New technologies in the light of a European crisis

Euro Symbol outside the european bank in Frankfurt, Germany

Can technologies like Multisensor serve the needs of a society in times of crisis?

During the past decade, the rapid development of digital technologies and the low cost of recording media have led to a great increase in the availability of multilingual and multimedia content worldwide. In the best case, this content is repetitive or complementary across political, cultural, or linguistic borders. However, the reality shows that it is also often contradictive and in some cases unreliable. The consumption of such large amounts of content regardless of its reliability and cross-validation can have important consequences on the society.

The European financial crisis and the role of the media

Greek Soldiers outside the greek parliament, Athens

How is the current situation in Greece perceived inside and outside the country?

An indicative example is the current critical situation in Greece and its unstable role in the European Union, which could lead to a new European crisis. Regardless of the different political opinions it is certain that the current situation in Greece and the rumors about Grexit have created an extremely unstable ground for economic transactions and caused insecurity not only among the Greek population but acoss Europe.

In such a complex situation, it becomes increasingly difficult for the media to fulfill their role as objective observers. At the same time it becomes more and more important to include as many details as possible to garantuee a comprehensive coverage. This is often due to the lack of a good understanding of local context from another country. The consequence is a great uncertainty and nervousness among people, politics and economy, which makes national and international investments (e.g. by SMEs and entrepreneurs) really risky.

Broadening the view through technology

One reason for the increasing difficulty of explaining the situation is linked to the inability to equally consider all available media resources from all sides. This leaves the population in each of these encapsulated areas in its own perspective – without the realistic opportunity to understand the perspective developed in the other areas in order to adjust the own.

To break this isolation, society and especially journalists and the potential entrepreneurs (in Greece and in wider Europe for this specific case) need access to technologies that can provide unified access to multilingual and multicultural economic and news story material across borders. They need technologies that help understand the whole picture by gathering, correlating and summarising the available material. These technologies should be capable to capture, interpret and relate (and thus objectivise) economic information and news from various subjective views and numerous sources.

How can Multisensor help in this situation?

Newsroom at a TV station

The growing number of sources makes media monitoring a very complicated and delicate task.

MULTISENSOR aims at bridging this gap by envisaging an integrated view of heterogeneous resources such as international TV, newspapers, radio and social media. Specifically the MULTISENSOR project develops technologies that will allow for a unified view. The aim is to create one web platform that merges multilingual and multimedia news stories and financial content. This aggregated form allows for the ability to quickly identify different national and international opinions from political parties, journalists or other groups and individuals on the same event. For instance when speaking about the Greek crisis, such technologies could integrate information coming from Greek and wider European TV, newspapers and social media and identify the different opinions of people, journalists, politicians and others with respect to the Greek participation in the Eurogroup meetings.

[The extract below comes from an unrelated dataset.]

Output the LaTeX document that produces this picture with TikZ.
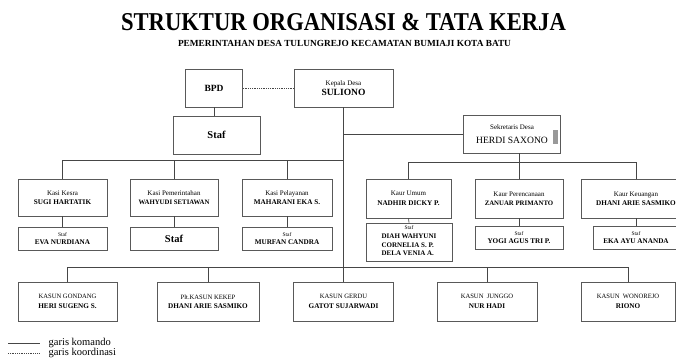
\documentclass[tikz,border=0pt]{standalone}
\usepackage{fontspec}
\setmainfont{Liberation Serif}
\usetikzlibrary{calc}
\tikzset{bx/.style={draw=gray!70!black, line width=0.6pt, align=center, inner sep=1pt, minimum height=37pt, font=\fontsize{7}{9.5}\selectfont},
        sbx/.style={bx, minimum height=23pt},
        ln/.style={draw=gray!55!black, line width=0.7pt},
        koord/.style={draw=gray!55!black, line width=0.5pt, dash pattern=on 1pt off 0.8pt}}
\newcommand{\jb}[2][7]{{\fontsize{#1}{9}\selectfont #2}}
\newcommand{\nm}[2][7.2]{{\fontsize{#1}{9}\selectfont\bfseries #2}}

\begin{document}
\begin{tikzpicture}[x=1pt, y=-1pt]
    \useasboundingbox (0,0) rectangle (676,360);

    % judul
    \node[font=\fontsize{25.7}{28}\selectfont\bfseries] (judul) at (343.5,22.5) {\scalebox{0.88}[1]{STRUKTUR ORGANISASI \& TATA KERJA}};
    \node[font=\fontsize{9.3}{11}\selectfont\bfseries] (sub) at (344.5,43) {PEMERINTAHAN DESA TULUNGREJO KECAMATAN BUMIAJI KOTA BATU};

    % pimpinan
    \node[bx, minimum width=57pt, minimum height=38pt] (bpd) at (214,88) {\nm[9.5]{BPD}};
    \node[bx, minimum width=99pt, minimum height=38pt] (kades) at (343.5,88) {\jb{Kepala Desa}\\\nm[9.5]{SULIONO}};
    \node[bx, minimum width=87pt, minimum height=38pt] (stafbpd) at (216.5,135) {\nm[10.5]{Staf}};
    \node[bx, minimum width=97pt, minimum height=38pt] (sekdes) at (512,134) {\jb{Sekretaris Desa}\\[5pt]\jb[9.6]{HERDI SAXONO}};
    \fill[gray!80] (553,130) rectangle (558,144);

    % kasi
    \node[bx, minimum width=89pt] (kesra) at (62.5,197.5) {\jb{Kasi Kesra}\\\nm{SUGI HARTATIK}};
    \node[bx, minimum width=88pt] (pem) at (174,197.5) {\jb{Kasi Pemerintahan}\\\nm[6.8]{WAHYUDI SETIAWAN}};
    \node[bx, minimum width=90pt] (pel) at (287,197.5) {\jb{Kasi Pelayanan}\\\nm{MAHARANI EKA S.}};
    \node[sbx, minimum width=89pt] (sf1) at (62.5,238.5) {\jb[5.5]{Staf}\\[-1pt]\nm{EVA NURDIANA}};
    \node[sbx, minimum width=88pt] (sf2) at (174,238.5) {\nm[10.5]{Staf}};
    \node[sbx, minimum width=90pt] (sf3) at (287,238.5) {\jb[5.5]{Staf}\\[-1pt]\nm{MURFAN CANDRA}};

    % kaur
    \node[bx, minimum width=85pt, minimum height=39pt] (umum) at (408.5,198.5) {\jb{Kaur Umum}\\\nm{NADHIR DICKY P.}};
    \node[bx, minimum width=88pt, minimum height=39pt] (pere) at (519,198.5) {\jb{Kaur Perencanaan}\\\nm[6.8]{ZANUAR PRIMANTO}};
    \node[bx, minimum width=110pt, minimum height=39pt] (keu) at (636,198.5) {\jb{Kaur Keuangan}\\\nm{DHANI ARIE SASMIKO}};
    \node[bx, minimum width=86pt, minimum height=38pt] (sf4) at (409,242) {\jb[5.5]{Staf}\\[2pt]\nm{\fontsize{7}{8.5}\selectfont\begin{tabular}{@{}l@{}}DIAH WAHYUNI\\CORNELIA S. P.\\DELA VENIA A.\end{tabular}}};
    \node[sbx, minimum width=88pt] (sf5) at (519,237.5) {\jb[5.5]{Staf}\\[-1pt]\nm{YOGI AGUS TRI P.}};
    \node[sbx, minimum width=86pt] (sf6) at (636,237.5) {\jb[5.5]{Staf}\\[-1pt]\nm{EKA AYU ANANDA}};

    % kasun
    \node[bx, minimum width=99pt, minimum height=39pt] (gondang) at (67.5,301.5) {\jb[6.6]{KASUN GONDANG}\\\nm{HERI SUGENG S.}};
    \node[bx, minimum width=102pt, minimum height=39pt] (kekep) at (208,301.5) {\jb[6.6]{Plt.KASUN KEKEP}\\\nm{DHANI ARIE SASMIKO}};
    \node[bx, minimum width=100pt, minimum height=39pt] (gerdu) at (343.5,301.5) {\jb[6.6]{KASUN GERDU}\\\nm{GATOT SUJARWADI}};
    \node[bx, minimum width=100pt, minimum height=39pt] (junggo) at (487,301.5) {\jb[6.6]{KASUN\ \ JUNGGO}\\\nm{NUR HADI}};
    \node[bx, minimum width=94pt, minimum height=39pt] (wono) at (628,301.5) {\jb[6.6]{KASUN\ \ WONOREJO}\\\nm{RIONO}};

    % garis
    \coordinate (lbus) at (0,160);
    \coordinate (rbus) at (0,162);
    \coordinate (bbus) at (0,267);
    \draw[koord] (bpd.east) -- (kades.west);
    \draw[ln] (bpd.south) -- (bpd.south |- stafbpd.north);
    \draw[ln] (kades.south) -- (gerdu.north);
    \draw[ln] (sekdes.west) -- (sekdes.west -| kades.south);
    \draw[ln] (kesra.north) |- (kades.south |- lbus);
    \foreach \n in {pem,pel}
      \draw[ln] (\n.north) -- (\n.north |- lbus);
    \draw[ln] (umum.north) |- (keu.north |- rbus) -- (keu.north);
    \draw[ln] (pere.north) -- (pere.north |- sekdes.south);
    \draw[ln] (gondang.north) |- (wono.north |- bbus) -- (wono.north);
    \foreach \n in {kekep,junggo}
      \draw[ln] (\n.north) -- (\n.north |- bbus);
    \foreach \a/\b in {kesra/sf1, pem/sf2, pel/sf3, umum/sf4, pere/sf5, keu/sf6}
      \draw[ln] (\a.south) -- (\b.north);

    % keterangan
    \coordinate (k1) at (8,343);
    \coordinate (k2) at (40,343);
    \coordinate (k3) at (8,353);
    \coordinate (k4) at (40,353);
    \draw[ln] (k1) -- (k2) node[right=5pt, font=\fontsize{10.5}{12}\selectfont] (lk1) {garis komando};
    \draw[koord] (k3) -- (k4) node[right=5pt, font=\fontsize{10.5}{12}\selectfont] (lk2) {garis koordinasi};
\end{tikzpicture}
\end{document}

Potential investors will benefit from the integration of complementary and contradicting multilingual and multimedia information in order to get guidance for international investments, e.g. an internationalisation. Given the high unemployment in nowadays in Greece and in many other European countries (e.g. Spain) the attraction of additional investments for a country can be considered of utmost importance.

Journalists will also benefit by directly accessing opinions of people and media from different countries and political parties. Finally, the Greek and wider European public will also benefit from this as they will learn and come to understand the views, fears and worries of the citizens all over Europe and get more support for forming an objective opinion with respect to the state of affairs.